Capture and other strategies

Several library preparations on DNA or RNA can be done with limited or no amplification: whole-genome or whole-transcriptome sequencing, capture, 5'RACE... Probes can possibly be designed in every V, D, or J gene, in the constant region, and/or consensus probes can be used. These methods can also be applied on single-cell sequencing, possibly with UMI identifiers.

One advantage of such libraries is that they can be combined to other studies, as for example with transcriptome analysis or probes targeting oncogenes or other sequences of interest. Of course, the downside is that non-recombined DNA or RNA are also sequenced: Depending on the method and the datasets, as few as between 0.001% and 0.1% reads will have an actual V(D)J recombination. With datasets with billions of reads, this is usally enough to detect dominant clones with something like a few hundred reads, but quantification is more limited. For such libraries, it may be worth to set up a post-sequencer workflow to work with smaller files.

Read length

When the read length is too short and the reads do not span the CDR3 and a few more nucleotides, some V(D)J recombinations may not be properly detected or designated.

As a rule of thumb, 100 bp centered around the CDR3 is usually enough to correctly identify most of the recombinations -- and many sequencing approaches today allow to have 300bp, 500bp or even much longer reads. However, even as few as 50 bp well-centered on the CDR3 usually detect many recombinations. The key point, depending on the library preparation, is thus what position the CDR3 is actually in the read.

Anyway, with short reads, the identified recombinations may be skewed towards shorter sequences, such as:

  • more VJ than VDJ recombinations
  • shorter N and more deleted D genes Those biases could occur inside one locus but also favor loci/systems with shorter recombinations

Analyzed human immune recombinations in Vidjil

Vidjil is an open-source platform for the analysis of high-throughput sequencing data from lymphocytes. It was designed to detect all the common V(D)J recombinations, even the incomplete/special recombinations occurring during the hematopoeisis -- such recombinations systems are denoted with a +.

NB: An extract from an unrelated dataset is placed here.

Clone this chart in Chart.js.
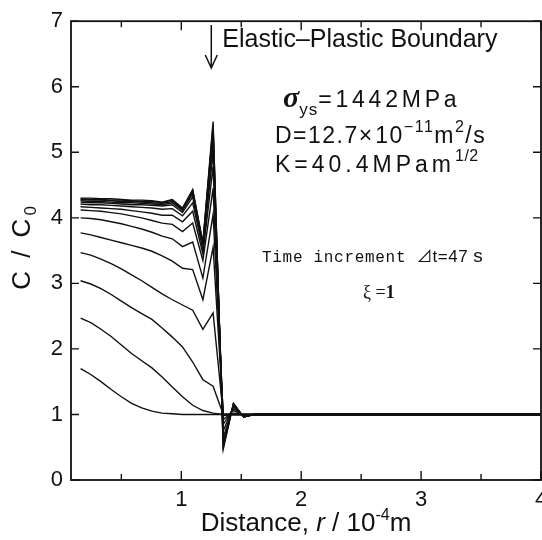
<!DOCTYPE html>
<html>
<head>
<meta charset="utf-8">
<script src="https://cdn.jsdelivr.net/npm/chart.js@4"></script>
<style>
html, body { margin: 0; padding: 0; background: #fff; overflow: hidden; }
</style>
</head>
<body>
<canvas id="chart" width="570" height="540"></canvas>
<script>
// distance nodes, r / 10^-4 m
const rNodes = [0.16, 0.245, 0.33, 0.415, 0.50, 0.585, 0.67, 0.755, 0.84, 0.925, 1.01, 1.095, 1.18, 1.265, 1.35, 1.435, 1.52, 1.605, 4.0];

// C / C0 after each time increment (47 s), earliest first
const c01 = [1.70, 1.61, 1.50, 1.38, 1.27, 1.17, 1.10, 1.05, 1.02, 1.01, 1.00, 1.00, 1.00, 1.00, 1.00, 1.00, 1.00, 1.00, 1.00];
const c02 = [2.47, 2.40, 2.30, 2.19, 2.06, 1.93, 1.82, 1.71, 1.57, 1.42, 1.27, 1.14, 1.06, 1.02, 1.00, 1.00, 1.00, 1.00, 1.00];
const c03 = [3.04, 2.99, 2.92, 2.83, 2.73, 2.63, 2.54, 2.45, 2.32, 2.18, 2.03, 1.80, 1.53, 1.43, 1.00, 1.00, 1.00, 1.00, 1.00];
const c04 = [3.47, 3.43, 3.37, 3.30, 3.22, 3.13, 3.04, 2.94, 2.84, 2.75, 2.67, 2.59, 2.30, 2.55, 1.00, 1.00, 1.00, 1.00, 1.00];
const c05 = [3.77, 3.74, 3.70, 3.66, 3.62, 3.58, 3.54, 3.49, 3.42, 3.34, 3.23, 3.21, 2.75, 3.55, 1.00, 1.00, 1.00, 1.00, 1.00];
const c06 = [4.00, 3.99, 3.97, 3.94, 3.91, 3.87, 3.83, 3.78, 3.72, 3.68, 3.56, 3.63, 3.08, 4.05, 0.98, 1.02, 1.00, 1.00, 1.00];
const c07 = [4.12, 4.11, 4.10, 4.08, 4.06, 4.03, 4.00, 3.96, 3.92, 3.90, 3.79, 3.92, 3.35, 4.45, 0.92, 1.06, 0.99, 1.00, 1.00];
const c08 = [4.17, 4.16, 4.15, 4.14, 4.13, 4.11, 4.09, 4.07, 4.04, 4.04, 3.94, 4.10, 3.45, 4.78, 0.85, 1.09, 0.98, 1.00, 1.00];
const c09 = [4.21, 4.20, 4.20, 4.19, 4.18, 4.17, 4.16, 4.15, 4.13, 4.14, 4.03, 4.23, 3.52, 5.00, 0.75, 1.12, 0.97, 1.00, 1.00];
const c10 = [4.24, 4.23, 4.23, 4.22, 4.21, 4.20, 4.20, 4.19, 4.18, 4.20, 4.08, 4.32, 3.56, 5.15, 0.65, 1.14, 0.96, 1.00, 1.00];
const c11 = [4.26, 4.25, 4.25, 4.24, 4.23, 4.23, 4.22, 4.21, 4.20, 4.23, 4.11, 4.37, 3.58, 5.27, 0.58, 1.15, 0.96, 1.00, 1.00];
const c12 = [4.28, 4.27, 4.27, 4.26, 4.25, 4.25, 4.24, 4.23, 4.22, 4.25, 4.13, 4.40, 3.60, 5.36, 0.53, 1.16, 0.96, 1.00, 1.00];
const c13 = [4.29, 4.28, 4.28, 4.27, 4.27, 4.26, 4.25, 4.25, 4.23, 4.27, 4.14, 4.42, 3.61, 5.42, 0.50, 1.17, 0.96, 1.00, 1.00];
const c14 = [4.30, 4.30, 4.29, 4.29, 4.28, 4.27, 4.27, 4.26, 4.24, 4.28, 4.15, 4.43, 3.62, 5.47, 0.47, 1.17, 0.96, 1.00, 1.00];
const curves = [c01, c02, c03, c04, c05, c06, c07, c08, c09, c10, c11, c12, c13, c14];

const xTicks = [1, 2, 3, 4];
const xMinor = [0.5, 1.5, 2.5, 3.5];
const yTicks = [0, 1, 2, 3, 4, 5, 6, 7];
const boundaryR = 1.25;

const INK = '#111111';
const SANS = "'Liberation Sans', Arial, sans-serif";

// draw a row of text pieces (sub/superscripts), returns end x
function runs(ctx, x, y, parts, dry) {
    parts.forEach(p => {
        ctx.font = p.f;
        ctx.letterSpacing = (p.ls || 0) + 'px';
        if (!dry) ctx.fillText(p.t, x, y + (p.dy || 0));
        x += ctx.measureText(p.t).width;
    });
    ctx.letterSpacing = '0px';
    return x;
}

// box frame with inward ticks
const frame = {
    id: 'frame',
    afterDatasetsDraw(chart) {
        const { ctx, chartArea: a, scales: { x, y } } = chart;
        ctx.save();
        ctx.strokeStyle = INK;
        ctx.lineWidth = 1.8;
        ctx.strokeRect(a.left, a.top, a.right - a.left, a.bottom - a.top);
        ctx.lineWidth = 1.4;
        ctx.beginPath();
        xTicks.forEach(v => {
            const px = x.getPixelForValue(v);
            ctx.moveTo(px, a.bottom); ctx.lineTo(px, a.bottom - 9);
            ctx.moveTo(px, a.top); ctx.lineTo(px, a.top + 9);
        });
        xMinor.forEach(v => {
            const px = x.getPixelForValue(v);
            ctx.moveTo(px, a.bottom); ctx.lineTo(px, a.bottom - 6);
            ctx.moveTo(px, a.top); ctx.lineTo(px, a.top + 6);
        });
        yTicks.forEach(v => {
            const py = y.getPixelForValue(v);
            ctx.moveTo(a.left, py); ctx.lineTo(a.left + 8, py);
            ctx.moveTo(a.right, py); ctx.lineTo(a.right - 8, py);
        });
        ctx.stroke();
        ctx.restore();
    }
};

// axis titles and annotations
const notes = {
    id: 'notes',
    afterDraw(chart) {
        const { ctx, chartArea: a, scales: { x } } = chart;
        ctx.save();
        ctx.fillStyle = INK;
        ctx.strokeStyle = INK;
        ctx.textBaseline = 'alphabetic';

        // x title
        const xt = [
            { t: 'Distance, ', f: '26px ' + SANS },
            { t: 'r', f: 'italic 26px ' + SANS },
            { t: ' / 10', f: '26px ' + SANS },
            { t: '-4', f: '16px ' + SANS, dy: -11 },
            { t: 'm', f: '26px ' + SANS }
        ];
        const cx = (a.left + a.right) / 2;
        const wx = runs(ctx, 0, 0, xt, true);
        runs(ctx, cx - wx / 2, 531, xt);

        // y title
        const yt = [
            { t: 'C / C', f: '26px ' + SANS, ls: 3 },
            { t: '0', f: '17px ' + SANS, dy: 6 }
        ];
        const wy = runs(ctx, 0, 0, yt, true);
        ctx.save();
        ctx.translate(30, 248);
        ctx.rotate(-Math.PI / 2);
        runs(ctx, -wy / 2, 0, yt);
        ctx.restore();

        // boundary arrow
        const bx = x.getPixelForValue(boundaryR);
        ctx.lineWidth = 1.5;
        ctx.beginPath();
        ctx.moveTo(bx, 25); ctx.lineTo(bx, 68);
        ctx.moveTo(bx - 6, 55); ctx.lineTo(bx, 68); ctx.lineTo(bx + 6, 55);
        ctx.stroke();
        runs(ctx, bx + 11, 47, [{ t: 'Elastic\u2013Plastic Boundary', f: '25px ' + SANS }]);

        // material parameters
        runs(ctx, 283, 107, [
            { t: '\u03C3', f: "bold italic 30px 'Liberation Serif', serif" },
            { t: 'ys', f: '17px ' + SANS, dy: 8, ls: 1 },
            { t: '=1442MPa', f: '23px ' + SANS, ls: 3.8 }
        ]);
        runs(ctx, 275, 143, [
            { t: 'D=12.7', f: '23px ' + SANS, ls: 1.5 },
            { t: '\u00D7', f: '23px ' + SANS, ls: 3 },
            { t: '10', f: '23px ' + SANS, ls: 1.5 },
            { t: '\u221211', f: '16px ' + SANS, dy: -11, ls: 1.5 },
            { t: 'm', f: '23px ' + SANS, ls: 1.5 },
            { t: '2', f: '16px ' + SANS, dy: -11, ls: 1.5 },
            { t: '/s', f: '23px ' + SANS, ls: 1.5 }
        ]);
        runs(ctx, 275, 172, [
            { t: 'K=40.4MPam', f: '23px ' + SANS, ls: 4 },
            { t: '1/2', f: '16px ' + SANS, dy: -11, ls: 0.5 }
        ]);

        runs(ctx, 262, 262, [
            { t: 'Time increment ', f: "16px 'Liberation Mono', monospace", ls: 0.7 },
            { t: '\u22BF', f: "16px 'Noto Sans CJK JP', 'DejaVu Sans'" },
            { t: 't=47 ', f: '17px ' + SANS, ls: 0.5 },
            { t: 's', f: '19px ' + SANS }
        ]);
        runs(ctx, 363, 298, [
            { t: '\u03BE =', f: "18px 'Liberation Serif', serif" },
            { t: '1', f: "bold 18px 'Liberation Serif', serif" }
        ]);
        ctx.restore();
    }
};

const datasets = curves.map(c => ({
    data: rNodes.map((r, i) => ({ x: r, y: c[i] })),
    borderColor: INK,
    borderWidth: 1.4,
    pointRadius: 0,
    fill: false,
    tension: 0
}));

new Chart(document.getElementById('chart'), {
    type: 'line',
    data: { datasets },
    options: {
        responsive: false,
        animation: false,
        layout: { padding: { top: 13, right: 29, left: 0, bottom: 0 } },
        plugins: { legend: { display: false }, tooltip: { enabled: false } },
        scales: {
            x: {
                type: 'linear',
                min: 0.08,
                max: 4.0,
                grid: { display: false, drawTicks: false },
                border: { display: false },
                afterBuildTicks: s => { s.ticks = xTicks.map(v => ({ value: v })); },
                afterFit: s => { s.height = 60; },
                ticks: { color: INK, padding: 7, maxRotation: 0, autoSkip: false, font: { family: SANS, size: 22 } }
            },
            y: {
                min: 0,
                max: 7,
                grid: { display: false, drawTicks: false },
                border: { display: false },
                afterFit: s => { s.width = 71; },
                ticks: { stepSize: 1, color: INK, padding: 8, font: { family: SANS, size: 22 } }
            }
        }
    },
    plugins: [frame, notes]
});
</script>
</body>
</html>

In particular, Vidjil-algo detects all the human recombinations targeted by the EuroClonality-NGS (2019) and the EuroClonality/BIOMED-2 (2003) primer sets. Vidjil-algo currently analyzes the following recombinations, selecting the best locus for each read.

complete recombinations incomplete/special recombinations
TRB Vb-(Db)-Jb TRB+ Db-Jb
TRD Vd-(Dd)-Jd TRD+ Vd-Dd3, Dd2-(Dd)-Jd, Dd2-Dd3
TRA+D Vd-(Dd)-Ja, Dd-Ja
IGH Vh-(Dh)-Jh IGH+ Dh-Jh
vidjil-algo option -g germline/homo-sapiens.g:TRA,TRB,TRD,TRG -g germline/homo-sapiens.g
-g germline/homo-sapiens.g:IGH,IGL,IGK
server configuration multi multi+inc

When using Vidjil-algo through the command-line, the configuration of analyzed recombinations is done in the germline/homo-sapiens.g preset.

The detection of complete recombinations is reliable provided the reads are long enough around the V(D)J junction (see above).

The detection of incomplete/special recombinaisons is more challenging and may fail in some cases. In particular, as D genes may be very short, detecting TRD+ (Dd2/Dd3) and IGH+ (Dh-Jh) recombinations require to have reads with fairly conserved D genes or up/downstream regions.

The -2 command line option and the multi+inc+xxx server configuration try to detect unexpected or chimeric recombinations between genes of different germlines or on different strands (such as PCR dimers or +V/-V recombinations). These recombinations, tagged as xxx, can be technological artefacts or unusual biological recombinations.

Finally, the experimental --find command line option detect non-recombined known sequences, and may be used for standards/spikes, spurious adaptors, CD or other sequences in RNA-seq data, unrecombined V/J sequences, or heptamers/nonamers/RSS.

Note that the Vidjil web application can also display recombinations detected by other software, as long as this information is provided in the .vidjil file computed by such other software.